Trying to reach the origin of the pandemic is very important because it helps make the search for vaccines easier. WHO’s decision should be seen in that light only; not as against any other country.

Q: China has succeeded in preventing the participation of Taiwan in the virtual World Health Assembly meet at Geneva citing One China policy. Will China have to revoke its position on International pressure at a later stage?

Taiwan had enjoyed observer status between 2009-2016 when a pro-China government was in power in Taipei. It was designated at that time as ‘Chinese Taipei’. The pro-freedom DPP party has come back to power in 2016 and continues even now. It doesn’t agree with the nomenclature of ‘Chinese Taipei’. That is the reason why the country is not attending WHO sessions as an observer. The US had tried to bring in Taiwan as an observer this year. However, the WHO Assembly did not take up the matter on its agenda. Since it was not on the agenda, India has no reason to comment about it.

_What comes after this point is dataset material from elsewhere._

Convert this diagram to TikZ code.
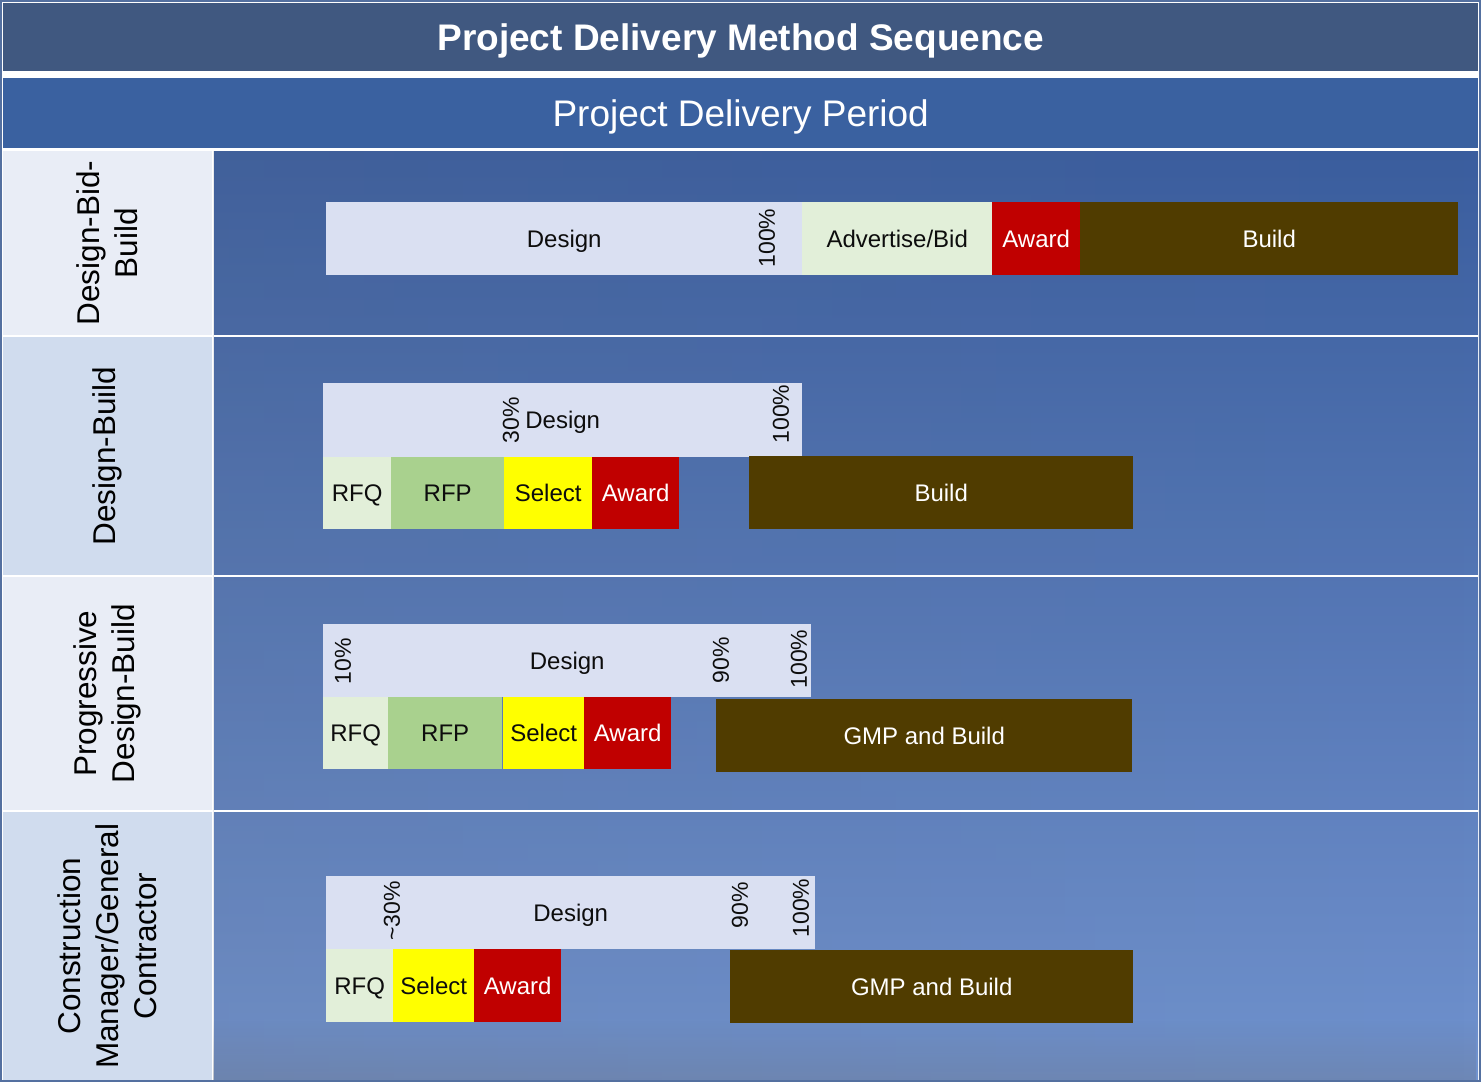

Q: Do you feel that post-Covid, India will emerge as a major power? Our Prime Minister has called upon the states to provide facilities to MNCs relocating from China. Will big companies be coming to our country?

Post-Covid world order is going to be guided by a different agenda than the present one. Security, trade et al will take a back seat as countries in the post-pandemic world would turn inwards more. But there will be new agenda items like climate change, healthcare, frontier technologies like artificial intelligence and rule-based world order. In all these areas India is a natural leader. That will attract many companies to India. In that sense, India has to prepare for a greater role to play in the emerging new world order. That calls for India to manage its house internally well. Economy has to return to normalcy quickly and social cohesion and harmony have to be ensured.

Q: Will you be taking up more responsibilities in the party and government in the near future?

As an RSS Pracharak loaned to the party, my role is confined to party work. Whatever the party assigns me under the new president J P Nadda will be my work.

(The interview was conducted by Mr Arun Lakshman of The Kochi Post and was originally carried by The Kochi Post on May 27, 2020. Views expressed are personal.)